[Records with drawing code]
------------------------

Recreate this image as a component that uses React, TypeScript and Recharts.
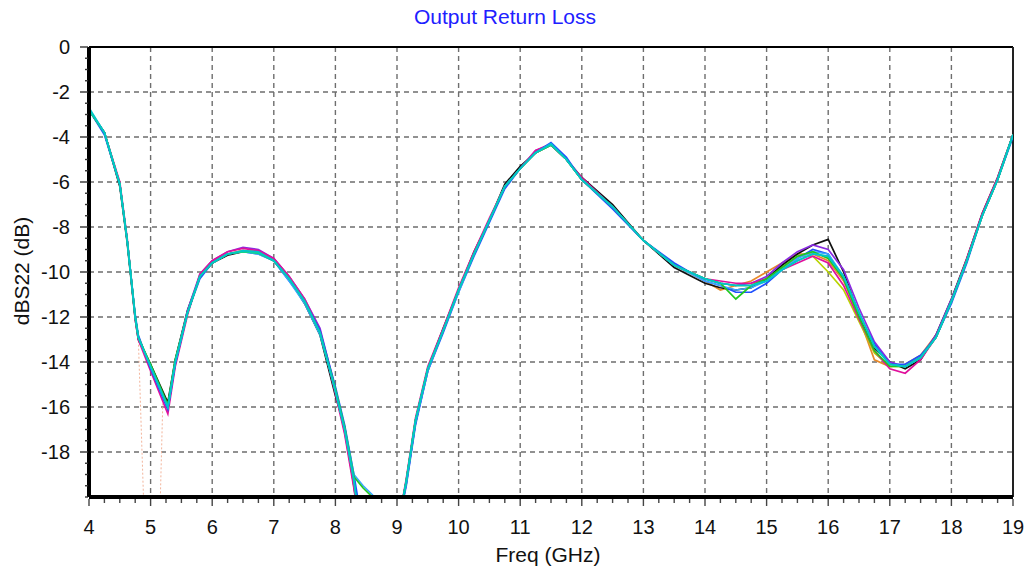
import { LineChart, Line, CartesianGrid, XAxis, YAxis, ReferenceLine } from 'recharts';

// frequency points (GHz) shared by every trace
const freqs = [
  4.0, 4.25, 4.5, 4.62, 4.75, 4.8, 5.0, 5.28, 5.4, 5.6,
  5.8, 6.0, 6.25, 6.5, 6.75, 7.0, 7.25, 7.5, 7.75, 8.0,
  8.15, 8.3, 8.45, 8.6, 9.0, 9.15, 9.3, 9.5, 9.75, 10.0,
  10.25, 10.5, 10.75, 11.0, 11.25, 11.5, 11.75, 12.0, 12.5, 13.0,
  13.5, 14.0, 14.25, 14.5, 14.75, 15.0, 15.25, 15.5, 15.75, 16.0,
  16.25, 16.5, 16.75, 17.0, 17.25, 17.5, 17.75, 18.0, 18.25, 18.5,
  18.75, 19.0,
];

const orangeDb = [
  -2.8, -3.8, -6.1, -8.6, -12.0, -12.9, -14.2, -16.0, -14.0, -11.8,
  -10.2, -9.6, -9.2, -9.05, -9.1, -9.5, -10.3, -11.3, -12.7, -15.3,
  -17.0, -19.3, -22.5, -24.0, -21.5, -19.3, -16.6, -14.3, -12.6, -10.8,
  -9.2, -7.7, -6.2, -5.4, -4.7, -4.35, -5.0, -5.9, -7.1, -8.6,
  -9.7, -10.4, -10.8, -10.6, -10.4, -10.0, -9.6, -9.2, -9.2, -9.5,
  -10.4, -12.0, -13.9, -14.2, -14.1, -13.7, -12.8, -11.3, -9.5, -7.5,
  -5.9, -3.9,
];
const yellowDb = [
  -2.8, -3.8, -6.1, -8.6, -12.0, -12.9, -14.2, -16.0, -14.0, -11.8,
  -10.2, -9.6, -9.2, -9.05, -9.1, -9.5, -10.3, -11.3, -12.7, -15.3,
  -17.0, -19.2, -22.5, -24.0, -21.5, -19.3, -16.6, -14.3, -12.6, -10.8,
  -9.2, -7.7, -6.2, -5.4, -4.7, -4.3, -5.0, -5.9, -7.1, -8.6,
  -9.7, -10.3, -10.5, -10.6, -10.6, -10.3, -9.8, -9.3, -9.3, -10.0,
  -10.8, -12.2, -13.6, -14.2, -14.2, -13.8, -12.9, -11.3, -9.5, -7.5,
  -5.9, -3.9,
];
const blackDb = [
  -2.8, -3.8, -6.2, -8.7, -12.1, -13.0, -14.1, -15.8, -13.9, -11.7,
  -10.2, -9.6, -9.25, -9.1, -9.15, -9.5, -10.3, -11.4, -12.8, -15.5,
  -16.9, -19.5, -22.5, -24.0, -21.5, -19.4, -16.7, -14.3, -12.5, -10.8,
  -9.1, -7.7, -6.1, -5.3, -4.7, -4.35, -5.0, -5.8, -7.0, -8.6,
  -9.8, -10.5, -10.7, -10.8, -10.7, -10.3, -9.7, -9.2, -8.8, -8.55,
  -10.0, -11.9, -13.4, -14.0, -14.3, -13.9, -12.8, -11.2, -9.4, -7.4,
  -5.8, -3.9,
];
const purpleDb = [
  -2.8, -3.8, -6.1, -8.6, -12.0, -12.9, -14.2, -16.1, -14.0, -11.7,
  -10.1, -9.5, -9.1, -8.9, -9.0, -9.4, -10.2, -11.2, -12.5, -15.2,
  -17.1, -19.4, -22.5, -24.0, -21.5, -19.3, -16.7, -14.4, -12.6, -10.8,
  -9.2, -7.7, -6.2, -5.4, -4.6, -4.35, -5.0, -5.9, -7.1, -8.6,
  -9.7, -10.3, -10.5, -10.6, -10.5, -10.2, -9.6, -9.1, -8.8, -9.0,
  -9.9, -11.6, -13.1, -14.0, -14.2, -13.8, -12.8, -11.2, -9.5, -7.5,
  -5.9, -3.9,
];
const magentaDb = [
  -2.8, -3.8, -6.0, -8.5, -12.1, -13.0, -14.4, -16.3, -14.2, -11.9,
  -10.1, -9.5, -9.1, -8.95, -9.05, -9.4, -10.2, -11.2, -12.6, -15.4,
  -17.2, -19.6, -22.5, -24.0, -21.5, -19.2, -16.5, -14.2, -12.5, -10.7,
  -9.1, -7.6, -6.2, -5.4, -4.6, -4.3, -5.0, -5.8, -7.1, -8.6,
  -9.7, -10.3, -10.4, -10.5, -10.5, -10.3, -9.9, -9.6, -9.3, -9.6,
  -10.6, -12.1, -13.5, -14.3, -14.5, -13.9, -12.9, -11.3, -9.4, -7.4,
  -5.8, -3.9,
];
const blueDb = [
  -2.8, -3.9, -6.1, -8.6, -11.9, -12.8, -14.3, -16.1, -14.1, -11.8,
  -10.3, -9.6, -9.2, -9.1, -9.2, -9.5, -10.4, -11.3, -12.6, -15.1,
  -16.8, -19.0, -21.5, -24.0, -21.5, -19.5, -16.8, -14.4, -12.7, -10.9,
  -9.3, -7.8, -6.3, -5.4, -4.7, -4.25, -4.9, -5.9, -7.2, -8.6,
  -9.6, -10.4, -10.6, -10.9, -10.9, -10.5, -9.9, -9.4, -9.0, -9.2,
  -10.3, -11.9, -13.2, -14.1, -14.1, -13.7, -12.9, -11.4, -9.6, -7.5,
  -5.9, -4.0,
];
const skyDb = [
  -2.8, -3.8, -6.1, -8.6, -12.0, -12.9, -14.2, -16.0, -14.0, -11.8,
  -10.2, -9.6, -9.2, -9.1, -9.2, -9.5, -10.4, -11.4, -12.8, -15.2,
  -16.9, -19.0, -19.5, -19.9, -21.5, -19.4, -16.7, -14.4, -12.6, -10.9,
  -9.2, -7.7, -6.2, -5.4, -4.7, -4.3, -5.0, -5.9, -7.1, -8.6,
  -9.7, -10.4, -10.6, -10.8, -10.7, -10.4, -9.9, -9.4, -9.1, -9.2,
  -10.2, -11.8, -13.3, -14.1, -14.2, -13.8, -12.9, -11.3, -9.5, -7.5,
  -5.9, -3.9,
];
const greenDb = [
  -2.8, -3.8, -6.1, -8.6, -12.0, -12.9, -14.1, -15.9, -13.9, -11.8,
  -10.2, -9.6, -9.2, -9.1, -9.15, -9.5, -10.3, -11.3, -12.7, -15.2,
  -16.9, -19.1, -19.6, -20.0, -21.5, -19.3, -16.6, -14.3, -12.6, -10.8,
  -9.2, -7.7, -6.2, -5.4, -4.7, -4.35, -5.0, -5.9, -7.1, -8.6,
  -9.7, -10.3, -10.5, -11.2, -10.6, -10.3, -9.8, -9.3, -9.1, -9.4,
  -10.3, -12.0, -13.5, -14.2, -14.2, -13.8, -12.9, -11.3, -9.5, -7.5,
  -5.9, -3.9,
];
const tealDb = [
  -2.8, -3.8, -6.1, -8.6, -12.0, -12.9, -14.2, -16.0, -14.0, -11.8,
  -10.2, -9.6, -9.2, -9.1, -9.15, -9.5, -10.3, -11.3, -12.7, -15.3,
  -17.0, -19.3, -22.5, -24.0, -21.5, -19.3, -16.6, -14.3, -12.6, -10.8,
  -9.2, -7.7, -6.2, -5.4, -4.7, -4.35, -5.0, -5.9, -7.1, -8.6,
  -9.7, -10.3, -10.5, -10.6, -10.6, -10.4, -9.9, -9.5, -9.2, -9.3,
  -10.2, -11.8, -13.3, -14.1, -14.2, -13.8, -12.9, -11.3, -9.5, -7.5,
  -5.9, -3.9,
];
const cyanDb = [
  -2.7, -3.8, -6.1, -8.6, -12.0, -12.9, -14.2, -16.0, -14.0, -11.8,
  -10.2, -9.6, -9.2, -9.05, -9.1, -9.5, -10.3, -11.3, -12.7, -15.3,
  -17.0, -19.2, -22.5, -24.0, -21.5, -19.3, -16.6, -14.3, -12.6, -10.8,
  -9.2, -7.7, -6.2, -5.4, -4.7, -4.3, -5.0, -5.9, -7.1, -8.6,
  -9.7, -10.3, -10.5, -10.6, -10.6, -10.4, -9.9, -9.5, -9.2, -9.3,
  -10.2, -11.8, -13.3, -14.1, -14.2, -13.8, -12.9, -11.3, -9.5, -7.5,
  -5.9, -3.9,
];

// faint trace with two deep notches near 5 GHz
const paleFreqs = [4.75, 4.8, 4.92, 5.13, 5.2, 5.28];
const paleDb = [-12.0, -12.9, -23.0, -23.0, -15.6, -16.0];

const xMajor = [4, 5, 6, 7, 8, 9, 10, 11, 12, 13, 14, 15, 16, 17, 18, 19];
const yMajor = [0, -2, -4, -6, -8, -10, -12, -14, -16, -18];
const xTicks = Array.from({ length: 61 }, (_, i) => 4 + i * 0.25);
const yTicks = Array.from({ length: 41 }, (_, i) => -i * 0.5);

const traces = [
  { name: 'orange', color: '#e8892a', values: orangeDb },
  { name: 'yellow', color: '#b8d400', values: yellowDb },
  { name: 'black', color: '#111111', values: blackDb },
  { name: 'purple', color: '#8a2be2', values: purpleDb },
  { name: 'magenta', color: '#e0109c', values: magentaDb },
  { name: 'blue', color: '#1e50ff', values: blueDb },
  { name: 'sky', color: '#3aa6ff', values: skyDb },
  { name: 'green', color: '#20c820', values: greenDb },
  { name: 'teal', color: '#10d898', values: tealDb },
  { name: 'cyan', color: '#00c4cc', values: cyanDb },
];

const toPoints = (fs: number[], vs: number[]) => fs.map((f, i) => ({ f, v: vs[i] }));

const font = '"Liberation Sans", Arial, sans-serif';
const TICK_SIZE = 8;
const X_MARGIN = 15;
const Y_MARGIN = 11;

const XTick = (props: any) => {
  const { x, y, payload } = props;
  const v = payload.value;
  const major = Number.isInteger(v);
  const axisY = y - TICK_SIZE - X_MARGIN;
  return (
    <g>
      <line x1={x} x2={x} y1={axisY + 2} y2={axisY + (major ? 9 : 6)} stroke="#444" strokeWidth={1.4} />
      {major && (
        <text x={x} y={y} dy="0.72em" textAnchor="middle" fontSize={20} fontFamily={font} fill="#111">
          {v}
        </text>
      )}
    </g>
  );
};

const YTick = (props: any) => {
  const { x, y, payload } = props;
  const v = payload.value;
  const major = v % 2 === 0 && v > -20;
  const axisX = x + TICK_SIZE + Y_MARGIN;
  return (
    <g>
      <line x1={axisX - (major ? 9 : 4)} x2={axisX - 1} y1={y} y2={y} stroke="#333" strokeWidth={1.4} />
      {major && (
        <text x={x} y={y} dy="0.36em" textAnchor="end" fontSize={20} fontFamily={font} fill="#111">
          {v}
        </text>
      )}
    </g>
  );
};

const App = () => {
  return (
    <div style={{ position: 'absolute', left: 0, top: 0, width: 1029, height: 574, background: '#fff' }}>
      <LineChart width={1029} height={574} margin={{ top: 47, right: 16, bottom: 37, left: 29 }}>
        <CartesianGrid
          stroke="#6e6e6e"
          strokeWidth={1.4}
          strokeDasharray="5 4"
          verticalValues={xMajor}
          horizontalValues={yMajor}
        />
        <XAxis
          type="number"
          dataKey="f"
          domain={[4, 19]}
          ticks={xTicks}
          interval={0}
          allowDataOverflow
          height={40}
          tickSize={TICK_SIZE}
          tickMargin={X_MARGIN}
          tickLine={false}
          tick={XTick}
          axisLine={{ stroke: '#000', strokeWidth: 4 }}
        />
        <YAxis
          type="number"
          domain={[-20, 0]}
          ticks={yTicks}
          interval={0}
          allowDataOverflow
          width={60}
          tickSize={TICK_SIZE}
          tickMargin={Y_MARGIN}
          tickLine={false}
          tick={YTick}
          axisLine={{ stroke: '#000', strokeWidth: 4 }}
        />
        <ReferenceLine y={0} stroke="#000" strokeWidth={2} />
        <ReferenceLine x={19} stroke="#222" strokeWidth={2} />
        <Line
          data={toPoints(paleFreqs, paleDb)}
          dataKey="v"
          name="pale"
          stroke="#f3b59c"
          strokeWidth={1}
          strokeDasharray="2 2"
          dot={false}
          isAnimationActive={false}
        />
        {traces.map((t) => (
          <Line
            key={t.name}
            data={toPoints(freqs, t.values)}
            dataKey="v"
            name={t.name}
            type="linear"
            stroke={t.color}
            strokeWidth={1.7}
            dot={false}
            isAnimationActive={false}
          />
        ))}
      </LineChart>
      <div style={{ position: 'absolute', left: 385, top: 6, width: 240, textAlign: 'center', fontFamily: font, fontSize: 21, lineHeight: '21px', color: '#2020ff' }}>
        Output Return Loss
      </div>
      <div style={{ position: 'absolute', left: 448, top: 544, width: 200, textAlign: 'center', fontFamily: font, fontSize: 21, lineHeight: '21px', color: '#111' }}>
        Freq (GHz)
      </div>
      <div style={{ position: 'absolute', left: -58, top: 259, width: 160, height: 24, textAlign: 'center', fontFamily: font, fontSize: 21, lineHeight: '24px', color: '#111', transform: 'rotate(-90deg)' }}>
        dBS22 (dB)
      </div>
    </div>
  );
};

export default App;
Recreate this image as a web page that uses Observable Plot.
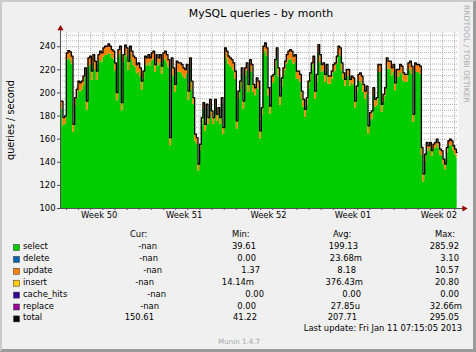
<!DOCTYPE html>
<html><head><meta charset="utf-8">
<script src="https://cdn.jsdelivr.net/npm/d3@7"></script>
<script src="https://cdn.jsdelivr.net/npm/@observablehq/plot@0.6"></script>
<style>
html,body{margin:0;padding:0;background:#f0f0f0;}
#card{position:relative;width:476px;height:352px;background:#f0f0f0;overflow:hidden;font-family:"DejaVu Sans",sans-serif;}
#chart{position:absolute;left:0;top:0;}
#over{position:absolute;left:0;top:0;}
#frame{position:absolute;left:0;top:0;width:476px;height:352px;box-sizing:border-box;border-top:2px solid #cbcbcb;border-left:2px solid #cbcbcb;border-right:3px solid #9a9a9a;border-bottom:3px solid #9a9a9a;pointer-events:none;}
</style></head>
<body>
<div id="card"><div id="chart"></div><svg id="over" width="476" height="352"></svg><div id="frame"></div></div>
<script>
// ---- data ----
// total queries/second, one sample per ~3.3 h over the 33-day window
const totalQ = [
193.0,193.0,178.7,180.1,234.6,236.7,235.5,231.8,172.9,195.9,
203.1,210.3,208.8,210.3,214.6,221.7,193.0,230.3,231.8,218.9,
233.2,227.5,218.9,233.2,236.1,234.6,239.0,240.4,240.4,242.4,
240.4,237.5,236.1,226.0,200.2,237.5,240.4,191.6,233.2,241.3,
239.0,227.5,240.4,236.1,231.8,230.3,224.6,226.0,221.7,210.3,
218.9,231.8,230.3,233.2,230.3,234.6,236.1,224.6,233.2,230.3,
233.2,223.2,234.6,236.1,233.2,228.9,161.4,230.3,221.7,207.4,
227.5,226.0,226.0,224.6,221.7,220.3,224.6,201.6,230.3,210.3,
195.9,164.3,161.4,138.5,155.7,178.7,191.6,172.9,190.2,178.7,
194.5,184.4,178.7,194.5,181.5,187.3,178.7,195.9,170.1,239.0,
236.1,231.8,230.3,228.9,226.0,218.9,175.8,201.6,210.3,221.7,
193.0,221.7,226.0,207.4,228.9,224.6,207.4,204.5,213.1,210.3,
167.2,
187.3,240.4,243.3,239.0,204.5,188.7,214.6,216.0,228.9,239.0,
221.7,197.3,213.1,221.7,227.5,233.2,236.1,237.5,236.1,231.8,
233.2,218.9,218.9,216.0,201.6,194.5,185.8,195.9,210.3,217.4,
226.0,231.8,201.6,216.0,241.8,233.2,224.6,226.0,216.0,224.6,
214.6,214.6,218.9,224.6,226.0,231.8,240.4,239.0,226.0,217.4,
211.7,220.3,220.3,211.7,214.6,213.1,193.0,205.9,216.0,217.4,
214.6,207.4,201.6,205.9,171.5,183.0,184.4,204.5,194.5,195.9,
224.6,224.6,190.2,198.8,204.5,230.3,227.5,227.5,221.7,224.6,
208.8,220.3,220.3,224.6,223.2,217.4,216.0,216.0,226.0,227.5,
223.2,181.5,226.0,224.6,224.6,223.2,152.8,129.9,147.1,157.1,
154.3,157.1,150.0,155.7,157.1,160.0,157.1,151.4,150.0,142.8,
138.5,152.8,158.6,160.0,158.6,154.3,151.4,148.5
];
// update queries/second, one value per block of 10 samples
const updateBlock = [7,8,8,7,8,7,7,8,6,6,7,7,7,8,7,7,7,6,7,7,7,7,5,5];
// x-axis labels and their positions (sample index)
const weekLabels = ["Week 50","Week 51","Week 52","Week 01","Week 02"];
const weekPos = [23.2, 74.2, 124.8, 175.4, 227.0];
const yTicks = [100,120,140,160,180,200,220,240];

// legend table
const seriesNames = ["select","delete","update","insert","cache_hits","replace","total"];
const seriesColors = ["#00cc00","#0066b3","#ff8000","#ffcc00","#330099","#990099","#000000"];
const curVals = ["-nan","-nan","-nan","-nan","-nan","-nan","150.61"];
const minVals = ["39.61","0.00","1.37","14.14m","0.00","0.00","41.22"];
const avgVals = ["199.13","23.68m","8.18","376.43m","0.00","27.85u","207.71"];
const maxVals = ["285.92","3.10","10.57","20.80","0.00","32.66m","295.05"];

const titleText = "MySQL queries - by month";
const yLabel = "queries / second";
const lastUpdate = "Last update: Fri Jan 11 07:15:05 2013";
const watermark = "RRDTOOL / TOBI OETIKER";
const footer = "Munin 1.4.7";

// ---- chart ----
const rows = totalQ.map((t, i) => {
  const u = updateBlock[Math.floor(i / 10)];
  return {i, total: t, select: t - u};
});
const yMin = 100, yMax = 252.3;
const xMax = 238.8;
const samplesPerDay = (weekPos[4] - weekPos[0]) / 28;
const weekStart0 = weekPos[4] - 19.6; // Monday of week 02
const dayTicks = d3.range(weekStart0 - 28 * samplesPerDay, xMax, samplesPerDay).filter(d => d > 0.5);
const minorY = d3.range(105, 252, 5);
const labelOf = new Map(weekPos.map((p, k) => [p, weekLabels[k]]));
const axisColor = "#505050";
const arrowColor = "#9a0000";

const plot = Plot.plot({
  width: 476, height: 226,
  marginLeft: 60, marginRight: 18, marginTop: 32, marginBottom: 18,
  style: {background: "transparent", fontFamily: "DejaVu Sans", fontSize: "8.4px", color: "#000", overflow: "visible"},
  x: {domain: [0, xMax]},
  y: {domain: [yMin, yMax]},
  marks: [
    Plot.frame({fill: "#ffffff", stroke: null}),
    Plot.gridX(dayTicks, {stroke: "#8f8f8f", strokeOpacity: 0.7, strokeDasharray: "1,1"}),
    Plot.gridY(minorY, {stroke: "#8f8f8f", strokeOpacity: 0.7, strokeDasharray: "1,1"}),
    Plot.areaY(rows, {x: "i", y1: yMin, y2: "select", fill: "#00cc00", curve: "step"}),
    Plot.areaY(rows, {x: "i", y1: "select", y2: "total", fill: "#ff8000", curve: "step"}),
    Plot.lineY(rows, {x: "i", y: "total", stroke: "#000", strokeWidth: 1.3, curve: "step"}),
    Plot.axisY(yTicks, {tickSize: 3, tickPadding: 2, label: null, stroke: axisColor, fontSize: 8.4}),
    Plot.axisX(dayTicks, {tickSize: 2, tickFormat: () => "", label: null, stroke: axisColor}),
    Plot.axisX(weekPos, {tickSize: 0, tickPadding: 4, tickFormat: d => labelOf.get(d), label: null, fontSize: 8.4}),
    Plot.ruleY([yMin], {x1: 0, x2: xMax + 3.4, stroke: axisColor, strokeWidth: 1}),
    Plot.ruleX([0], {y1: yMin, y2: yMax + 3, stroke: axisColor, strokeWidth: 1}),
    Plot.dot([{x: xMax + 3.4, y: yMin}], {x: "x", y: "y", symbol: "triangle", r: 2.3, fill: arrowColor, stroke: null, rotate: 90}),
    Plot.dot([{x: 0, y: yMax + 3.5}], {x: "x", y: "y", symbol: "triangle", r: 2.3, fill: arrowColor, stroke: null})
  ]
});
document.getElementById("chart").appendChild(plot);

// ---- texts and legend ----
const svg = d3.select("#over").style("font-family", "'DejaVu Sans', sans-serif");
svg.append("text").attr("x", 261).attr("y", 16.5).attr("text-anchor", "middle")
  .attr("font-size", 10.9).attr("fill", "#000").text(titleText);
svg.append("text").attr("transform", "translate(14,120) rotate(-90)").attr("text-anchor", "middle")
  .attr("font-size", 9.7).attr("fill", "#000").text(yLabel);
svg.append("text").attr("transform", "translate(463.5,5) rotate(90)").attr("text-anchor", "start")
  .attr("font-size", 7.6).attr("fill", "#aaaaaa").text(watermark);

const fs = 8.4;
const header = [["Cur:", 130], ["Min:", 232], ["Avg:", 333], ["Max:", 435]];
header.forEach(([t, x]) => svg.append("text").attr("x", x).attr("y", 237).attr("font-size", fs).text(t));
const curRight = [157, 158, 162, 154, 166, 159, 154];
const minRight = [256, 256, 260, 254, 264, 256, 257];
const avgRight = [358, 362, 356, 363, 361, 360, 357];
const maxRight = [459, 459, 459, 459, 459, 462, 459];
seriesNames.forEach((name, k) => {
  const base = 249 + 11.9 * k;
  svg.append("rect").attr("x", 13.5).attr("y", base - 4.5).attr("width", 6).attr("height", 6)
    .attr("fill", seriesColors[k]).attr("stroke", "#333").attr("stroke-width", 0.5);
  svg.append("text").attr("x", 23).attr("y", base).attr("font-size", fs).text(name);
  svg.append("text").attr("x", curRight[k]).attr("y", base).attr("text-anchor", "end").attr("font-size", fs).text(curVals[k]);
  svg.append("text").attr("x", minRight[k]).attr("y", base).attr("text-anchor", "end").attr("font-size", fs).text(minVals[k]);
  svg.append("text").attr("x", avgRight[k]).attr("y", base).attr("text-anchor", "end").attr("font-size", fs).text(avgVals[k]);
  svg.append("text").attr("x", maxRight[k]).attr("y", base).attr("text-anchor", "end").attr("font-size", fs).text(maxVals[k]);
});
svg.append("text").attr("x", 462).attr("y", 330.5).attr("text-anchor", "end").attr("font-size", fs).text(lastUpdate);
svg.append("text").attr("x", 239).attr("y", 343.5).attr("text-anchor", "middle").attr("font-size", 7.1).attr("fill", "#a8a8a8").text(footer);
</script>
</body></html>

------------------------

* **Problem statement**
Return nothing but the lines running from the start of the data to the line with "XAxis, YAxis, ReferenceLine", please, both ends included and no pictures.

* **Output for this task**
Recreate this image as a component that uses React, TypeScript and Recharts.
import { LineChart, Line, CartesianGrid, XAxis, YAxis, ReferenceLine } from 'recharts';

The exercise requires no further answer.